Over the past six days, some 1,000 copies of an appeal by the Islamic insurgency have been distributed and passed from hand to hand in Grozny, according to the independent Europe-based website Daymohk
, which received a copy via e-mail.
The appeal expresses gratitude that the Chechen people continue to support the “mujaheds” and remain steadfast “at this difficult time.” It affirms the fighters’ shared determination to continue defending “our small piece of land” on which the blood of thousands of Chechens has been shed.
In a clear allusion to the pro-Moscow Chechen leadership’s tactical alliance with Orthodox Russia, it warns Chechens not to trust those of other faiths, quoting from the Koran to underscore that point.
If, the appeal continues, anyone really thinks the fate of the Chechen people will be decided in Strasbourg, Washington, or Moscow, he is profoundly mistaken: it is the fighters who are defending their religion, honor, and freedom who will put an end to the “Russia-Caucasus war.”
The unsigned appeal ends with a request “not to forget us in your prayers.”
The pamphlet is possibly of greater interest for what it does not say than for what it does. It stresses the Chechen fighters’ commitment to defending their faith and the freedom of Chechnya.
New Split In Rebel Ranks?
The appeal does not mention the Caucasus Emirate proclaimed exactly five years ago
by then Chechen Republic Ichkeria President Doku Umarov, or Umarov personally. Neither does it mention any member of either the Russian or the pro-Moscow Chechen leadership.

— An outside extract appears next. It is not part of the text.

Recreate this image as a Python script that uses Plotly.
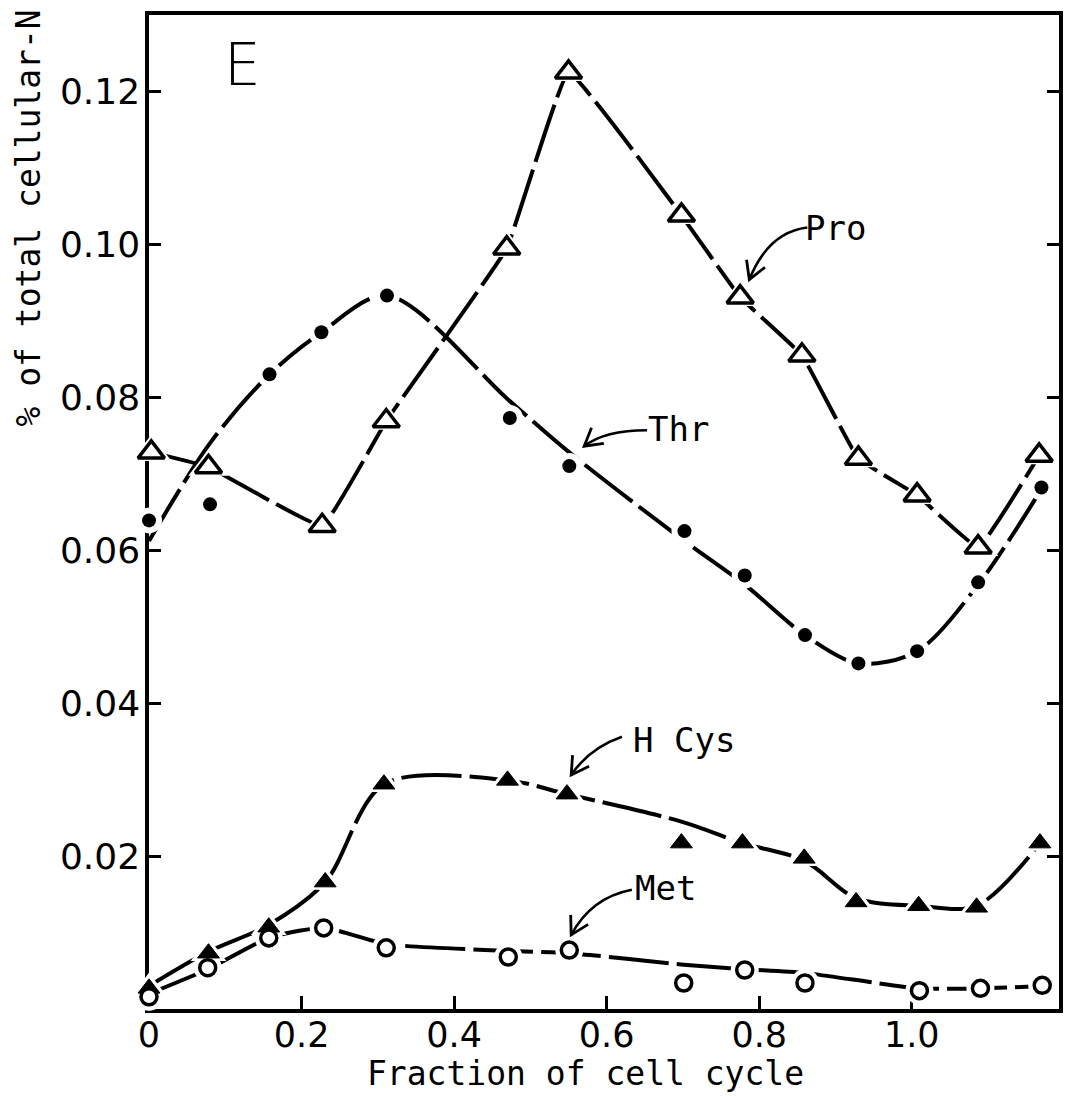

The question thus arises whether it was the work of the senior Chechen commanders who rebelled against Umarov in August 2010, but repledged their loyalty
to him 10 months later for reasons that remain unclear.
The style of the missive suggests it may have been authored by one of those men: Muslim Gakayev.
Muslim is the younger brother of Khusein Gakayev, whom the fighters who split with Umarov elected as their leader, and who was formally endorsed
by the Chechen Republic Ichkeria leadership in exile.
Does the appeal reflect a new split in the Chechen fighters’ ranks? Or, if the authors were simply acting without Umarov’s knowledge and approval, could it precipitate one?
Also of interest is how and where the fighters managed to print or Xerox 1,000 copies of the leaflet, given the risks inherent in expressing the slightest criticism of Chechen Republic head Ramzan Kadyrov.